● Stated exercise
The lines to return are those from the one containing "Write a LaTeX" down to the one containing "minimum height=110pt] (ne)", inclusive; return them exactly and nothing else.

● Source records

╭──

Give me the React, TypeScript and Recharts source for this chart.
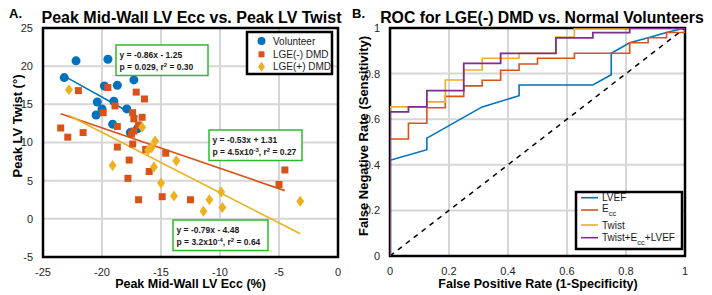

╰──
╭──

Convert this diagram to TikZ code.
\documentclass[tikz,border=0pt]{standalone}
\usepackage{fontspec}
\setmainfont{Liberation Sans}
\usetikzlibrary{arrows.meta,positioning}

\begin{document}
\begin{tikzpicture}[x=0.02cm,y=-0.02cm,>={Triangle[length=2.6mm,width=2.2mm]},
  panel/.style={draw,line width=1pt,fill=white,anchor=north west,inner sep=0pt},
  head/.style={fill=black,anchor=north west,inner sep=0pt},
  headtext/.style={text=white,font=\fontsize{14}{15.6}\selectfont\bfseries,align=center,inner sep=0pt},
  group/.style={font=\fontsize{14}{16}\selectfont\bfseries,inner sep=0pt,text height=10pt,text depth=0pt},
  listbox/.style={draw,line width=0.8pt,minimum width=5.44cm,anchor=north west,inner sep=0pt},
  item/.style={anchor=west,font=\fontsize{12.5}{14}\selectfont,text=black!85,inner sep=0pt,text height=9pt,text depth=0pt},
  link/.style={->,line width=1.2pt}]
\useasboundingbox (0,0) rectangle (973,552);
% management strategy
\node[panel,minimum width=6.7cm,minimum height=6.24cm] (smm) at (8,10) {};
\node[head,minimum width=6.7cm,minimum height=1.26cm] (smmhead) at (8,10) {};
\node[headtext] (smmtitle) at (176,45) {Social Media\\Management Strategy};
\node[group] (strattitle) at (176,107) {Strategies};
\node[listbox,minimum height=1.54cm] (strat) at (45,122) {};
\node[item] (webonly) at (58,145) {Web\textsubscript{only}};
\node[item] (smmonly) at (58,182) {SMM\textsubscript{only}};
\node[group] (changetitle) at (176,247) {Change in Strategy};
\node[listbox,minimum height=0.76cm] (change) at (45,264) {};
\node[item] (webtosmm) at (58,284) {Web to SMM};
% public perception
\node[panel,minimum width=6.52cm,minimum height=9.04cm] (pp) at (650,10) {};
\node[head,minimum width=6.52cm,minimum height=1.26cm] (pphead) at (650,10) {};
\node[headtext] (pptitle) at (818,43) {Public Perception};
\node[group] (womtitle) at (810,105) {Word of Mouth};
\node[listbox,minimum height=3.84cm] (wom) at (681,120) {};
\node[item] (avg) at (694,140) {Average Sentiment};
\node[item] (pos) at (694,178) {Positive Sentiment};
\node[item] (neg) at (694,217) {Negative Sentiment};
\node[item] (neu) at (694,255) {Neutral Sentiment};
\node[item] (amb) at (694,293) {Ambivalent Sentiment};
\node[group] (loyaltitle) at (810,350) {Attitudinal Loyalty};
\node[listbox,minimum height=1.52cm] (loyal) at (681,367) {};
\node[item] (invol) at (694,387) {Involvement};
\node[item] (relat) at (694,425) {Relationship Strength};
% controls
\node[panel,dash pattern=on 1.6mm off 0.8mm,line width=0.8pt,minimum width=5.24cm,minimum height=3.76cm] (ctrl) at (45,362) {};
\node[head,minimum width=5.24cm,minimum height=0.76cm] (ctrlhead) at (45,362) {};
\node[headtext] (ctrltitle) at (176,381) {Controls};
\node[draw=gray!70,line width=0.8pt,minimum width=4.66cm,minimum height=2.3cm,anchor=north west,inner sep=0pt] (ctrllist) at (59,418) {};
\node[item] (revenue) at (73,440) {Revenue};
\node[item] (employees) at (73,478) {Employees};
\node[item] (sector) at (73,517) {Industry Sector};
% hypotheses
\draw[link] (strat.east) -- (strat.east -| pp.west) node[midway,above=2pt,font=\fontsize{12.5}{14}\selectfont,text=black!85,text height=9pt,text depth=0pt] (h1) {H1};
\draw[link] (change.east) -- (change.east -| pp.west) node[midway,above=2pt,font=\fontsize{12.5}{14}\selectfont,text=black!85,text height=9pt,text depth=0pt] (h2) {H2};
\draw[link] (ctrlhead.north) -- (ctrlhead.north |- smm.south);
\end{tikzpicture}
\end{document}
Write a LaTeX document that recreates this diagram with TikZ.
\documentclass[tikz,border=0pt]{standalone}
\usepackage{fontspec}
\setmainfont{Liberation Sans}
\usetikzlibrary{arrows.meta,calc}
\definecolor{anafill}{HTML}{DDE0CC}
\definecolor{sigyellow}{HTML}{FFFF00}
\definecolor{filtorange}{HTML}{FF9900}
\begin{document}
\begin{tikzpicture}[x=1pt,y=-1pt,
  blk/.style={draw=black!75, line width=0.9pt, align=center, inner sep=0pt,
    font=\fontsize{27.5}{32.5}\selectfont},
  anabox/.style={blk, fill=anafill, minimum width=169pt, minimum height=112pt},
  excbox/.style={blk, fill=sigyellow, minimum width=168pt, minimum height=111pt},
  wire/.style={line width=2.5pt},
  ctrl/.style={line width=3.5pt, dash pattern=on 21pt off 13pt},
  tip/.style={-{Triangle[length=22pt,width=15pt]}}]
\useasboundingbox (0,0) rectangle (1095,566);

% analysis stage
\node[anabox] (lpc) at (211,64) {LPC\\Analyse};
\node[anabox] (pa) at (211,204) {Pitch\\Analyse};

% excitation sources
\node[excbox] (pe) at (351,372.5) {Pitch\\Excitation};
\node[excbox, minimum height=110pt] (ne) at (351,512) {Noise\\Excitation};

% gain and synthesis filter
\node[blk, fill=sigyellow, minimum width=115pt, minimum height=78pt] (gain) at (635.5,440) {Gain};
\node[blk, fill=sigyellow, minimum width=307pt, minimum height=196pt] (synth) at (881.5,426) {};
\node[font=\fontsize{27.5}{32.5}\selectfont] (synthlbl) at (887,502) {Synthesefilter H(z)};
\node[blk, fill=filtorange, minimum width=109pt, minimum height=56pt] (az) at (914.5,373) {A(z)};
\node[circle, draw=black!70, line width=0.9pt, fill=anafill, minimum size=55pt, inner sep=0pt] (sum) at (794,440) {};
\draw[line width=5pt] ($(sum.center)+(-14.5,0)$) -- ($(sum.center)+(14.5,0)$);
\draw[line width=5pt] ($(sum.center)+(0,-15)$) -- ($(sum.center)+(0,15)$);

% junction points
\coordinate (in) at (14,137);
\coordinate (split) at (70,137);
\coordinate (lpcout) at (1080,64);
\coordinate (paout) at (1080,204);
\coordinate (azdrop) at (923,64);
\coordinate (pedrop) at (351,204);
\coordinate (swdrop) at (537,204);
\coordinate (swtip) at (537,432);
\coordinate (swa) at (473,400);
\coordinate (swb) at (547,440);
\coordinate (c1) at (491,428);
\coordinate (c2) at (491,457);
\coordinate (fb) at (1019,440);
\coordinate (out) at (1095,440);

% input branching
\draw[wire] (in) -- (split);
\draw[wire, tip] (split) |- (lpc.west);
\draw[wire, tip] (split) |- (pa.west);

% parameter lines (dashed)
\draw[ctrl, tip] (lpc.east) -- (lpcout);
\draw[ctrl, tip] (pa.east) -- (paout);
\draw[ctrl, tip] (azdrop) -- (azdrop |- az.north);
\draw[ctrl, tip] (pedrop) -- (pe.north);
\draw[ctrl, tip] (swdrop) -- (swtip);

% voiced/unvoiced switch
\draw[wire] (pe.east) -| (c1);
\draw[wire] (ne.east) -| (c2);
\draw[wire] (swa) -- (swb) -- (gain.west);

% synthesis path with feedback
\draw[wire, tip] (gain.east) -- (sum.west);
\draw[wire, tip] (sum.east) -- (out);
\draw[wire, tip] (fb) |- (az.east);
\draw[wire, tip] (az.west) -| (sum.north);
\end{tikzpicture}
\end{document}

╰──

● Problem solution
Write a LaTeX document that recreates this diagram with TikZ.
\documentclass[tikz,border=0pt]{standalone}
\usepackage{fontspec}
\setmainfont{Liberation Sans}
\usetikzlibrary{arrows.meta,calc}
\definecolor{anafill}{HTML}{DDE0CC}
\definecolor{sigyellow}{HTML}{FFFF00}
\definecolor{filtorange}{HTML}{FF9900}
\begin{document}
\begin{tikzpicture}[x=1pt,y=-1pt,
  blk/.style={draw=black!75, line width=0.9pt, align=center, inner sep=0pt,
    font=\fontsize{27.5}{32.5}\selectfont},
  anabox/.style={blk, fill=anafill, minimum width=169pt, minimum height=112pt},
  excbox/.style={blk, fill=sigyellow, minimum width=168pt, minimum height=111pt},
  wire/.style={line width=2.5pt},
  ctrl/.style={line width=3.5pt, dash pattern=on 21pt off 13pt},
  tip/.style={-{Triangle[length=22pt,width=15pt]}}]
\useasboundingbox (0,0) rectangle (1095,566);

% analysis stage
\node[anabox] (lpc) at (211,64) {LPC\\Analyse};
\node[anabox] (pa) at (211,204) {Pitch\\Analyse};

% excitation sources
\node[excbox] (pe) at (351,372.5) {Pitch\\Excitation};
\node[excbox, minimum height=110pt] (ne) at (351,512) {Noise\\Excitation};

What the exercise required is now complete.